La bocciatura dell’accordo di rinnovo del CCNL Funzioni Centrali è arrivata nei primi giorni di gennaio, al termine delle operazioni della consultazione referendaria tra i lavoratori statali.
A votare contro l’accordo separato che prevede un aumento medio di 165 euro lordi sui minimi tabellari è stato il 98% dei dipendenti pubblici che ha voluto esprimere un parere. Secondo quanto si apprende dai sindacati che hanno avviato l’iniziativa, Fp-Cgil, Uilpa, USB PI, si è trattato di un “plebiscito” a favore di chi ha sempre sostenuto l’inadeguatezza delle risorse stanziate per gli stipendi degli Statali.
Dai Ministeriali ai Dipendenti delle Agenzie: ecco chi ha votato “no”
Secondo quanto riporta la nota congiunta dei tre sindacati il “no” secco all’accordo di rinnovo è arrivato soprattutto da alcuni ministeri e dalle Agenzie governative, come l’Agenzia delle Entrate, delle Dogane e persino dai dipendenti Inps dislocati in tutta Italia.
Questi i dati parziali della partecipazione comunicati dal sindacato:
- Agenzia delle Entrate: 6.500,
- Ministero della Giustizia: 5.400,
- Inps: 5.200,
- Ministero della Cultura: 3.000,
- Ministero dell’Interno: 2.400,
- Agenzia delle Dogane: 2.300.
Considerato che il 98% dell’intera platea votante si è espressa per il “no” significa che la richiesta di rimettere in discussione gli aumenti stipendiali concordati da Cisl Fp e alcuni sindacati autonomi arriva – in particolare – da queste Amministrazioni.
“Dalle lavoratrici e lavoratori – si legge nella nota sindacale – è arrivato un messaggio chiaro: la questione salariale rimane centrale, con gli attuali stipendi la maggioranza dei dipendenti pubblici non arriva a fine mese”.
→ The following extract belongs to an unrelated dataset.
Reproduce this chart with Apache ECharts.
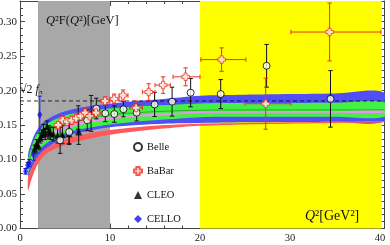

Forti dell’esito referendario, che ha certamente un valore politico, i sindacati non firmatari chiedono l’apertura di “una nuova fase” per migliorare il CCNL 2022-2024. La prima cosa che chiedono, l’invito è chiaramente rivolto all’Esecutivo, è di “trovare risorse aggiuntive per incrementare il misero 5,78% imposto dal governo”.
Anche se da Palazzo Chigi ricordano che l’intesa è già stata recepita durante un Consiglio dei Ministri pre-natalizio.
ARAN: l’accordo non cambia
Ma il primo “no” alle modifiche giunge dall’Agenzia che rappresenta le Amministrazioni statali nei negoziati con i sindacati, l’ARAN.
Intervistato dal quotidiano Repubblica, il suo presidente Antonio Naddeo ha dichiarato: “l’intesa non cambia” poichè “tecnicamente quella indetta da Cgil, Uil e Usb è una consultazione, non è un referendum”. Peraltro il sistema non prevede l’indizione di referendum in quanto rappresentatività delle organizzazioni, tutte, e quelle firmatarie di questo CCNL, è misurata. Inoltre, sottolinea il Presidente ARAN, i sindacati firmatari non hanno partecipato alla consultazione per cui “sarebbe stato difficile aspettarsi [un esito diverso]”.
“L’Aran – ricorda Naddeo – segue pedissequamente quello che dispone la legge e le indicazioni del ministro Zangrillo. Quindi passato l’esame della Corte dei Conti, tra una quindicina di giorni il contratto verrà definitivamente sottoscritto e applicato”. Tempistica confermata anche dallo stesso Ministro della PA che vede l’arrivo degli arretrati stipendiali già dal prossimo febbraio.